TASK.
Copy out each line exactly; pictures stay out of the copy.

DATA PROVIDED.
........

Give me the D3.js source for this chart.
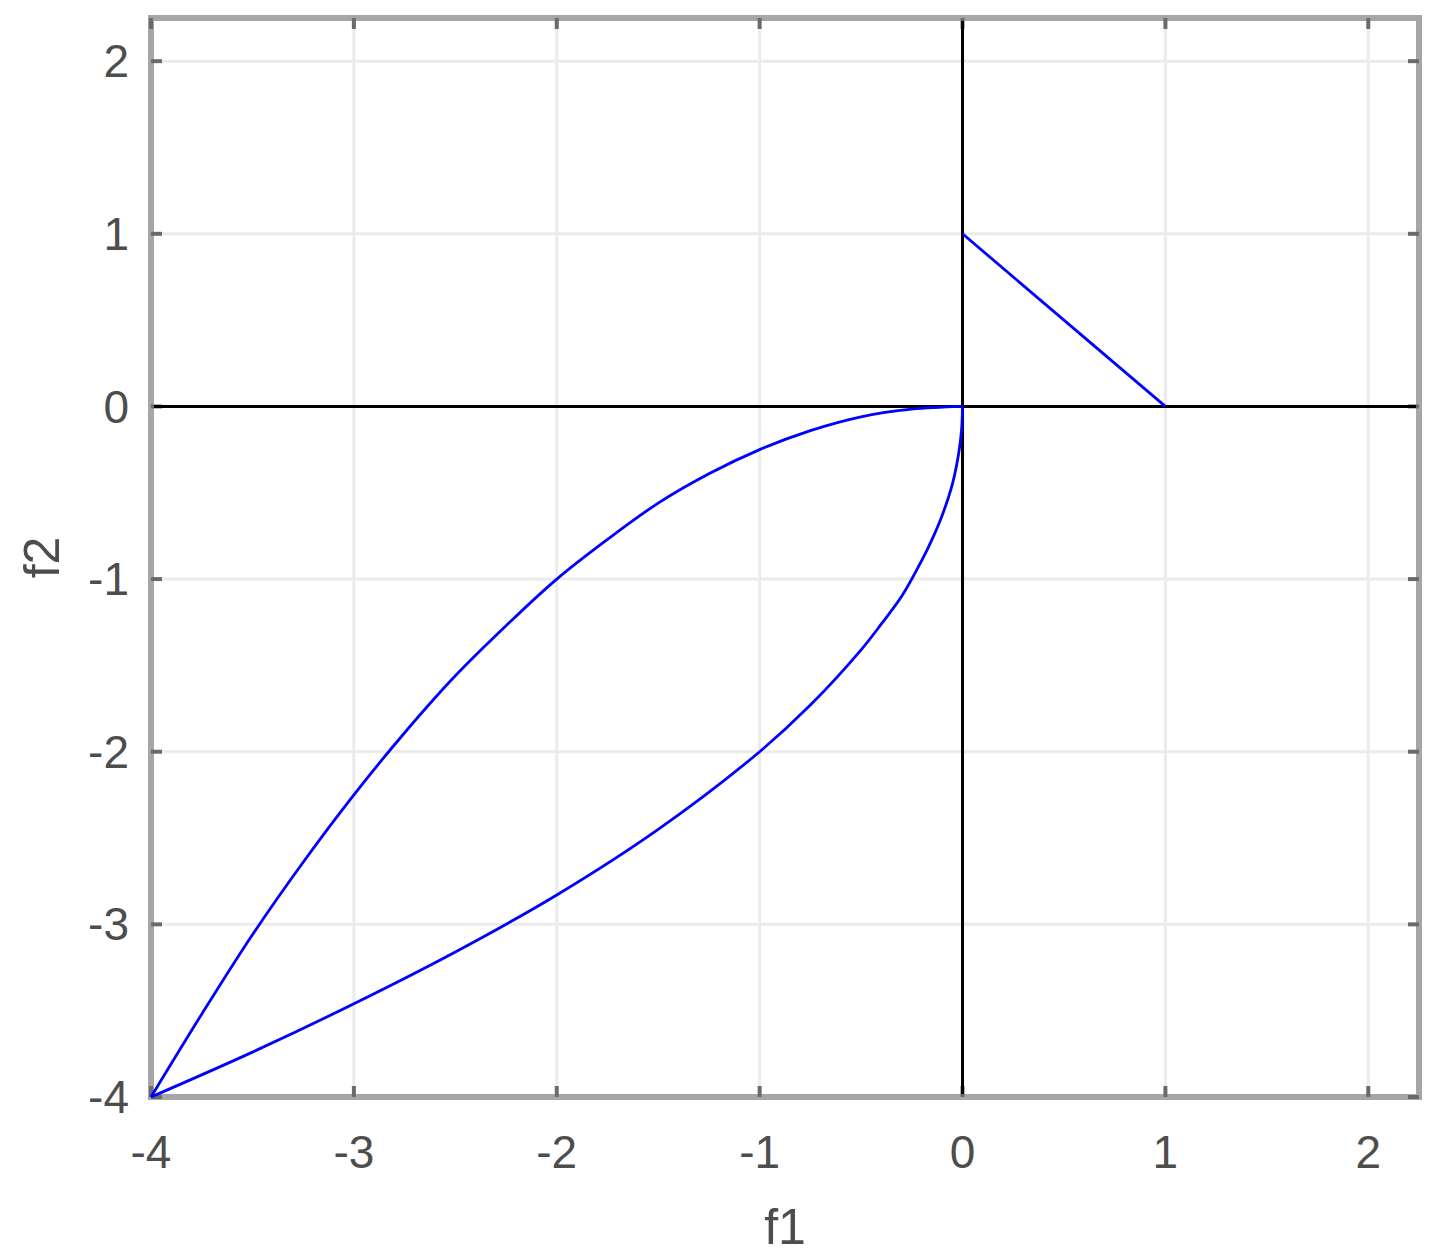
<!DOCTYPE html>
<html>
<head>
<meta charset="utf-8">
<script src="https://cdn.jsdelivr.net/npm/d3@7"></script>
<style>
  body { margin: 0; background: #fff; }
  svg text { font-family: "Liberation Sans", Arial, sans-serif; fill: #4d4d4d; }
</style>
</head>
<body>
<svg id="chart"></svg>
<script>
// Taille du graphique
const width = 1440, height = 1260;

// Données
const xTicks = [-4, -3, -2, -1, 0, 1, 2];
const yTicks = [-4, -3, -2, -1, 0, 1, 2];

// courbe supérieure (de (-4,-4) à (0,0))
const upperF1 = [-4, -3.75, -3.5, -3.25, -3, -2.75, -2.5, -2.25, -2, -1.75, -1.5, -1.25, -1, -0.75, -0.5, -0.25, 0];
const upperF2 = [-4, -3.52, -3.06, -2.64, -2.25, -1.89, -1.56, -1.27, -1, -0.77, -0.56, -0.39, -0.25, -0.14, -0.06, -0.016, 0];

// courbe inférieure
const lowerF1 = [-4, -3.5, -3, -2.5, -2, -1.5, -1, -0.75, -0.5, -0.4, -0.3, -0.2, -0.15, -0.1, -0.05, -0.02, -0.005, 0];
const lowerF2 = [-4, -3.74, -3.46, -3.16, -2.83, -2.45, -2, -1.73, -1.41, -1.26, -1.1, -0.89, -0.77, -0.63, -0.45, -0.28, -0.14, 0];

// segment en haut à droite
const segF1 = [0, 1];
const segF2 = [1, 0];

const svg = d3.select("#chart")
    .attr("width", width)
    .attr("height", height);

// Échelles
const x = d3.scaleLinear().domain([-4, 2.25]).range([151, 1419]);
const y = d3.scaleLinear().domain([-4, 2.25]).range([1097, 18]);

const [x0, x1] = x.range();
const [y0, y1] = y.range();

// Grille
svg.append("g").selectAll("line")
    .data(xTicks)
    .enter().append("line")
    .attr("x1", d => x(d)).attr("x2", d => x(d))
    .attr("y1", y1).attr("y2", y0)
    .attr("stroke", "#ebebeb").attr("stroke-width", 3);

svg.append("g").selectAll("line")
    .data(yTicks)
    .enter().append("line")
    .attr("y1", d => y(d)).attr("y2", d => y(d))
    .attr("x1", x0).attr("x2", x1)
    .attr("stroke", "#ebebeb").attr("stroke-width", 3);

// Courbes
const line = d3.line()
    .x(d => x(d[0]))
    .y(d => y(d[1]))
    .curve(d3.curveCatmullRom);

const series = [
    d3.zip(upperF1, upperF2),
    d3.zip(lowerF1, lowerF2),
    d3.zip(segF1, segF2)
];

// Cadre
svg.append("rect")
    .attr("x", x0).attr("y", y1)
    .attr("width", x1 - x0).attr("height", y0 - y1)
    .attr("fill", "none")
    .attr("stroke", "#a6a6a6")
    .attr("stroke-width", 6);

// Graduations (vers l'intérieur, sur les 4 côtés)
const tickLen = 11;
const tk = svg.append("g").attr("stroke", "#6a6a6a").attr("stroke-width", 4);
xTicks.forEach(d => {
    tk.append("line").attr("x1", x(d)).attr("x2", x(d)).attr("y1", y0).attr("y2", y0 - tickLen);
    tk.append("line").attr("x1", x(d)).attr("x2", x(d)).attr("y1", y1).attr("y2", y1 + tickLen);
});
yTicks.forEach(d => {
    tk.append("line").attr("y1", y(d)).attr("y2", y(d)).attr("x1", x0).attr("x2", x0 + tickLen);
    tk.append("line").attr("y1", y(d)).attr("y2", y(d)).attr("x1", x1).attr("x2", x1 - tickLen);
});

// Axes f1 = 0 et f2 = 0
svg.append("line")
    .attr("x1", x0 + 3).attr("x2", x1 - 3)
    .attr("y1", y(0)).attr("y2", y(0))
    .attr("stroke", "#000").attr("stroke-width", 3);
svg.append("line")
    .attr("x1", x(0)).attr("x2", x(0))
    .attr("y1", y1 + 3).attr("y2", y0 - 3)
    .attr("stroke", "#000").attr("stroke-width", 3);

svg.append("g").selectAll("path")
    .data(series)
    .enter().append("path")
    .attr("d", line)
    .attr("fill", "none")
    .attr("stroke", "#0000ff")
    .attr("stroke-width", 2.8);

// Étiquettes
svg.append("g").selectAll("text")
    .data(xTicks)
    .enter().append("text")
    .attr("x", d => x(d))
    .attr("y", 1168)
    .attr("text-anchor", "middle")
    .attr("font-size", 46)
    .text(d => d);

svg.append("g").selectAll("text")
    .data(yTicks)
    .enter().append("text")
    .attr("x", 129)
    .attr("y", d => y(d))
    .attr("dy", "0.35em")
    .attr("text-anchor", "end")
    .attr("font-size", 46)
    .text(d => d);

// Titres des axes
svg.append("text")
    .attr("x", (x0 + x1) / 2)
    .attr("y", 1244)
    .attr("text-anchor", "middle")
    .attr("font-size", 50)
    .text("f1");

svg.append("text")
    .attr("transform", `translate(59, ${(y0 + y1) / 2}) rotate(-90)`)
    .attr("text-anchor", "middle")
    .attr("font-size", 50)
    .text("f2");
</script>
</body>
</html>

........

THE ANSWER.
Give me the D3.js source for this chart.
<!DOCTYPE html>
<html>
<head>
<meta charset="utf-8">
<script src="https://cdn.jsdelivr.net/npm/d3@7"></script>
<style>
  body { margin: 0; background: #fff; }
  svg text { font-family: "Liberation Sans", Arial, sans-serif; fill: #4d4d4d; }
</style>
</head>
<body>
<svg id="chart"></svg>
<script>
// Taille du graphique
const width = 1440, height = 1260;

// Données
const xTicks = [-4, -3, -2, -1, 0, 1, 2];
const yTicks = [-4, -3, -2, -1, 0, 1, 2];

// courbe supérieure (de (-4,-4) à (0,0))
const upperF1 = [-4, -3.75, -3.5, -3.25, -3, -2.75, -2.5, -2.25, -2, -1.75, -1.5, -1.25, -1, -0.75, -0.5, -0.25, 0];
const upperF2 = [-4, -3.52, -3.06, -2.64, -2.25, -1.89, -1.56, -1.27, -1, -0.77, -0.56, -0.39, -0.25, -0.14, -0.06, -0.016, 0];

// courbe inférieure
const lowerF1 = [-4, -3.5, -3, -2.5, -2, -1.5, -1, -0.75, -0.5, -0.4, -0.3, -0.2, -0.15, -0.1, -0.05, -0.02, -0.005, 0];
const lowerF2 = [-4, -3.74, -3.46, -3.16, -2.83, -2.45, -2, -1.73, -1.41, -1.26, -1.1, -0.89, -0.77, -0.63, -0.45, -0.28, -0.14, 0];

// segment en haut à droite
const segF1 = [0, 1];
const segF2 = [1, 0];

const svg = d3.select("#chart")
    .attr("width", width)
    .attr("height", height);

// Échelles
const x = d3.scaleLinear().domain([-4, 2.25]).range([151, 1419]);
const y = d3.scaleLinear().domain([-4, 2.25]).range([1097, 18]);

const [x0, x1] = x.range();
const [y0, y1] = y.range();

// Grille
svg.append("g").selectAll("line")
    .data(xTicks)
    .enter().append("line")
    .attr("x1", d => x(d)).attr("x2", d => x(d))
    .attr("y1", y1).attr("y2", y0)
    .attr("stroke", "#ebebeb").attr("stroke-width", 3);

svg.append("g").selectAll("line")
    .data(yTicks)
    .enter().append("line")
    .attr("y1", d => y(d)).attr("y2", d => y(d))
    .attr("x1", x0).attr("x2", x1)
    .attr("stroke", "#ebebeb").attr("stroke-width", 3);

// Courbes
const line = d3.line()
    .x(d => x(d[0]))
    .y(d => y(d[1]))
    .curve(d3.curveCatmullRom);

const series = [
    d3.zip(upperF1, upperF2),
    d3.zip(lowerF1, lowerF2),
    d3.zip(segF1, segF2)
];

// Cadre
svg.append("rect")
    .attr("x", x0).attr("y", y1)
    .attr("width", x1 - x0).attr("height", y0 - y1)
    .attr("fill", "none")
    .attr("stroke", "#a6a6a6")
    .attr("stroke-width", 6);

// Graduations (vers l'intérieur, sur les 4 côtés)
const tickLen = 11;
const tk = svg.append("g").attr("stroke", "#6a6a6a").attr("stroke-width", 4);
xTicks.forEach(d => {
    tk.append("line").attr("x1", x(d)).attr("x2", x(d)).attr("y1", y0).attr("y2", y0 - tickLen);
    tk.append("line").attr("x1", x(d)).attr("x2", x(d)).attr("y1", y1).attr("y2", y1 + tickLen);
});
yTicks.forEach(d => {
    tk.append("line").attr("y1", y(d)).attr("y2", y(d)).attr("x1", x0).attr("x2", x0 + tickLen);
    tk.append("line").attr("y1", y(d)).attr("y2", y(d)).attr("x1", x1).attr("x2", x1 - tickLen);
});

// Axes f1 = 0 et f2 = 0
svg.append("line")
    .attr("x1", x0 + 3).attr("x2", x1 - 3)
    .attr("y1", y(0)).attr("y2", y(0))
    .attr("stroke", "#000").attr("stroke-width", 3);
svg.append("line")
    .attr("x1", x(0)).attr("x2", x(0))
    .attr("y1", y1 + 3).attr("y2", y0 - 3)
    .attr("stroke", "#000").attr("stroke-width", 3);

svg.append("g").selectAll("path")
    .data(series)
    .enter().append("path")
    .attr("d", line)
    .attr("fill", "none")
    .attr("stroke", "#0000ff")
    .attr("stroke-width", 2.8);

// Étiquettes
svg.append("g").selectAll("text")
    .data(xTicks)
    .enter().append("text")
    .attr("x", d => x(d))
    .attr("y", 1168)
    .attr("text-anchor", "middle")
    .attr("font-size", 46)
    .text(d => d);

svg.append("g").selectAll("text")
    .data(yTicks)
    .enter().append("text")
    .attr("x", 129)
    .attr("y", d => y(d))
    .attr("dy", "0.35em")
    .attr("text-anchor", "end")
    .attr("font-size", 46)
    .text(d => d);

// Titres des axes
svg.append("text")
    .attr("x", (x0 + x1) / 2)
    .attr("y", 1244)
    .attr("text-anchor", "middle")
    .attr("font-size", 50)
    .text("f1");

svg.append("text")
    .attr("transform", `translate(59, ${(y0 + y1) / 2}) rotate(-90)`)
    .attr("text-anchor", "middle")
    .attr("font-size", 50)
    .text("f2");
</script>
</body>
</html>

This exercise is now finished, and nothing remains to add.